TASK PROMPT
Repeat the lines below exactly as they appear, but leave out the images.

───── INPUT ROWS

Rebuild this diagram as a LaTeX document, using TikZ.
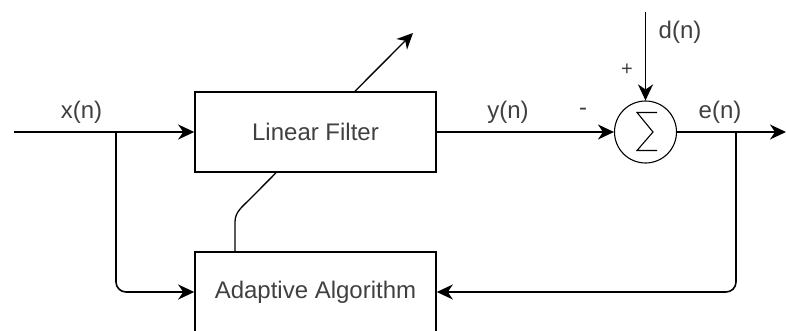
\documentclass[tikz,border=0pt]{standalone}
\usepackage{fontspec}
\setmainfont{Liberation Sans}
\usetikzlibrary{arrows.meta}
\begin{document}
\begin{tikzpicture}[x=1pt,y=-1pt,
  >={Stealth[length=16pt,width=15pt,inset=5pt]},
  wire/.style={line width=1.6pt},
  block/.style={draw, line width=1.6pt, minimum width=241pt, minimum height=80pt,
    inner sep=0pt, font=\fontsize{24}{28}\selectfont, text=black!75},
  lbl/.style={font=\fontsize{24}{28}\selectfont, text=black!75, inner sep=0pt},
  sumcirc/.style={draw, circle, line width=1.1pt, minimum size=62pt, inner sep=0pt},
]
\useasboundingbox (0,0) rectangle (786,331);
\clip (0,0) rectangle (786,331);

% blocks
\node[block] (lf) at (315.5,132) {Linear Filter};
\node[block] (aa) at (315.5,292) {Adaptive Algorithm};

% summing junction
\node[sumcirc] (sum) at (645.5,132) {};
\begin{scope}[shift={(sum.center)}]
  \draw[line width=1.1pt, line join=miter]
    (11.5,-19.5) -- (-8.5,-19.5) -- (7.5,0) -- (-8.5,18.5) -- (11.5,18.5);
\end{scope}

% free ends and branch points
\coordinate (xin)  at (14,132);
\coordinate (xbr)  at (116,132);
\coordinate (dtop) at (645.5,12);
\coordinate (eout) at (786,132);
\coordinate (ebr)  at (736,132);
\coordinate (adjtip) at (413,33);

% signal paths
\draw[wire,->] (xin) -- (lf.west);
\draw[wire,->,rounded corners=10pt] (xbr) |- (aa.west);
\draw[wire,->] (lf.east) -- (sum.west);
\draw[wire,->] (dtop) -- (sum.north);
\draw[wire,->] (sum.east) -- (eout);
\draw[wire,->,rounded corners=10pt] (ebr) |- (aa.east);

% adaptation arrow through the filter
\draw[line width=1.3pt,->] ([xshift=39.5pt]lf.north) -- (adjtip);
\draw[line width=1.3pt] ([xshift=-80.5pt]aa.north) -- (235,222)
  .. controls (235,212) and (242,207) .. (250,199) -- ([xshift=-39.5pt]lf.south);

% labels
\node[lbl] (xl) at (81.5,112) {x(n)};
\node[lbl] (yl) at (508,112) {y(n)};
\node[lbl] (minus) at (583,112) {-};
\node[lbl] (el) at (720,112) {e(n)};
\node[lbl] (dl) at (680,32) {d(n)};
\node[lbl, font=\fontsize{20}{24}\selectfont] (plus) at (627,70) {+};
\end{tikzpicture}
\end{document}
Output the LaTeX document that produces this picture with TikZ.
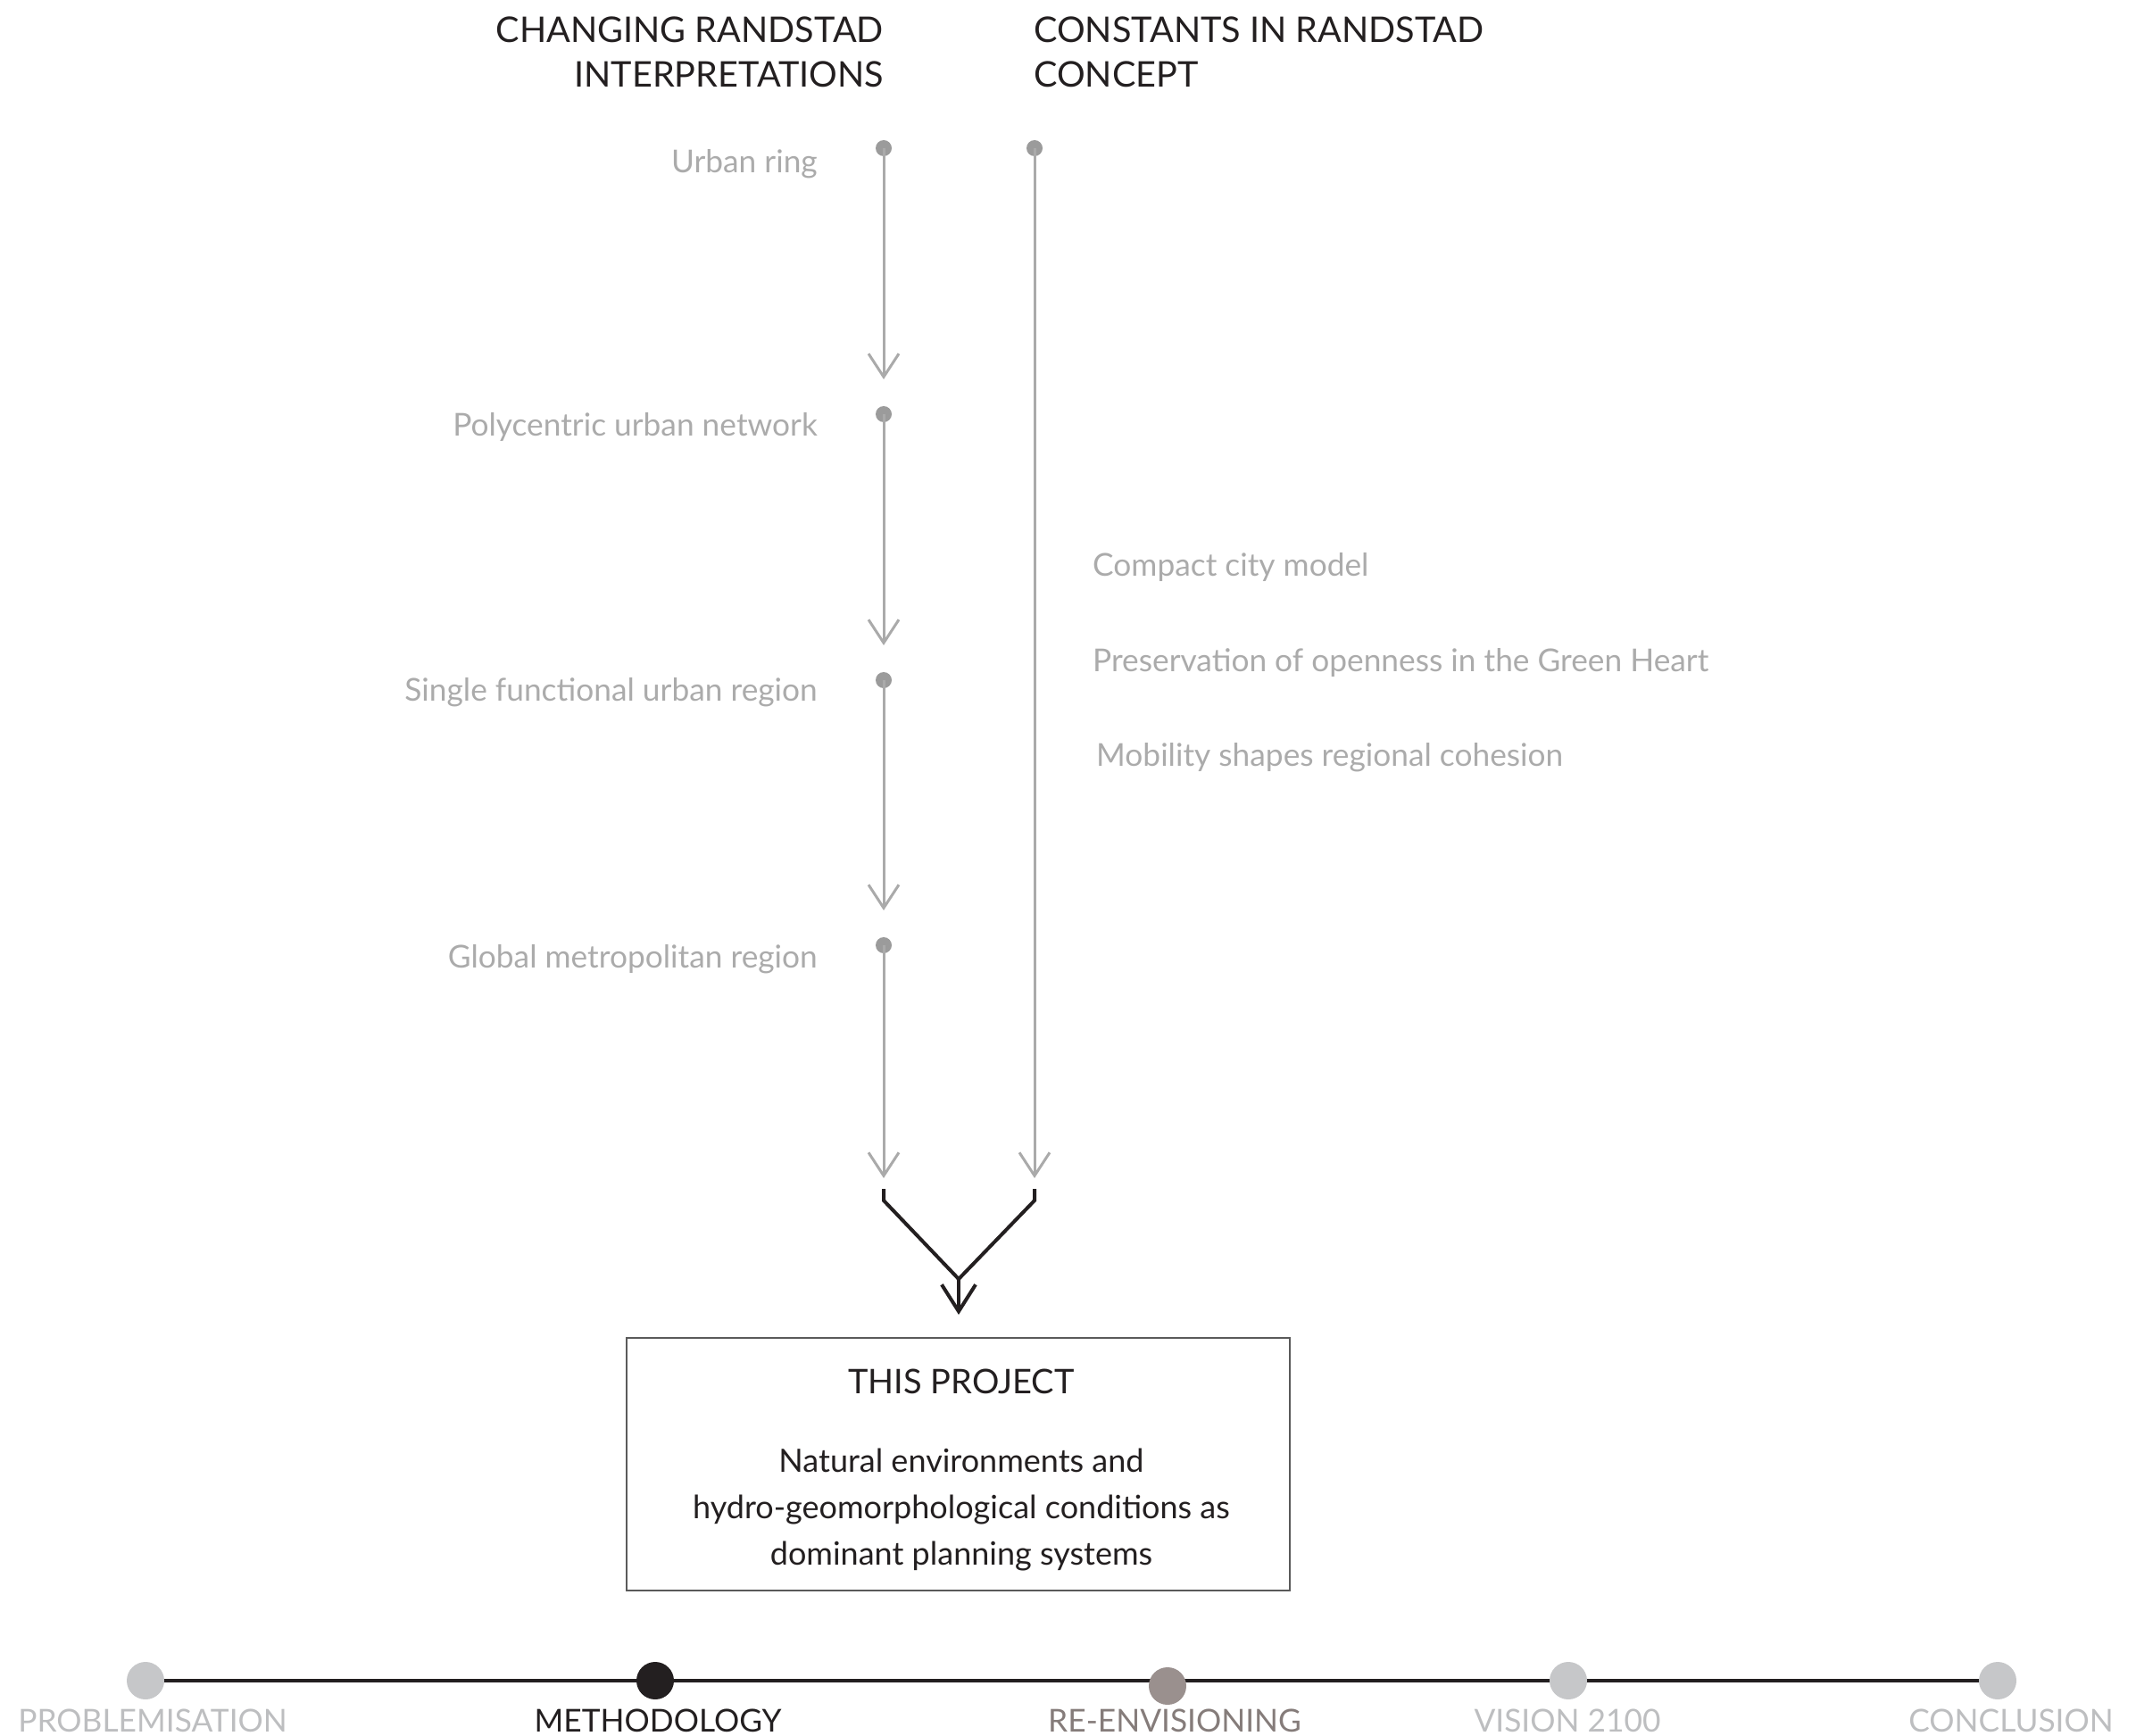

──────────

RESULT OF THIS EXERCISE
Rebuild this diagram as a LaTeX document, using TikZ.
\documentclass[tikz,border=0pt]{standalone}
\usepackage{fontspec}
\setmainfont{Liberation Sans}
\usetikzlibrary{arrows.meta}
\begin{document}
\begin{tikzpicture}[x=1pt,y=-1pt,
  >={Stealth[length=16pt,width=15pt,inset=5pt]},
  wire/.style={line width=1.6pt},
  block/.style={draw, line width=1.6pt, minimum width=241pt, minimum height=80pt,
    inner sep=0pt, font=\fontsize{24}{28}\selectfont, text=black!75},
  lbl/.style={font=\fontsize{24}{28}\selectfont, text=black!75, inner sep=0pt},
  sumcirc/.style={draw, circle, line width=1.1pt, minimum size=62pt, inner sep=0pt},
]
\useasboundingbox (0,0) rectangle (786,331);
\clip (0,0) rectangle (786,331);

% blocks
\node[block] (lf) at (315.5,132) {Linear Filter};
\node[block] (aa) at (315.5,292) {Adaptive Algorithm};

% summing junction
\node[sumcirc] (sum) at (645.5,132) {};
\begin{scope}[shift={(sum.center)}]
  \draw[line width=1.1pt, line join=miter]
    (11.5,-19.5) -- (-8.5,-19.5) -- (7.5,0) -- (-8.5,18.5) -- (11.5,18.5);
\end{scope}

% free ends and branch points
\coordinate (xin)  at (14,132);
\coordinate (xbr)  at (116,132);
\coordinate (dtop) at (645.5,12);
\coordinate (eout) at (786,132);
\coordinate (ebr)  at (736,132);
\coordinate (adjtip) at (413,33);

% signal paths
\draw[wire,->] (xin) -- (lf.west);
\draw[wire,->,rounded corners=10pt] (xbr) |- (aa.west);
\draw[wire,->] (lf.east) -- (sum.west);
\draw[wire,->] (dtop) -- (sum.north);
\draw[wire,->] (sum.east) -- (eout);
\draw[wire,->,rounded corners=10pt] (ebr) |- (aa.east);

% adaptation arrow through the filter
\draw[line width=1.3pt,->] ([xshift=39.5pt]lf.north) -- (adjtip);
\draw[line width=1.3pt] ([xshift=-80.5pt]aa.north) -- (235,222)
  .. controls (235,212) and (242,207) .. (250,199) -- ([xshift=-39.5pt]lf.south);

% labels
\node[lbl] (xl) at (81.5,112) {x(n)};
\node[lbl] (yl) at (508,112) {y(n)};
\node[lbl] (minus) at (583,112) {-};
\node[lbl] (el) at (720,112) {e(n)};
\node[lbl] (dl) at (680,32) {d(n)};
\node[lbl, font=\fontsize{20}{24}\selectfont] (plus) at (627,70) {+};
\end{tikzpicture}
\end{document}
Output the LaTeX document that produces this picture with TikZ.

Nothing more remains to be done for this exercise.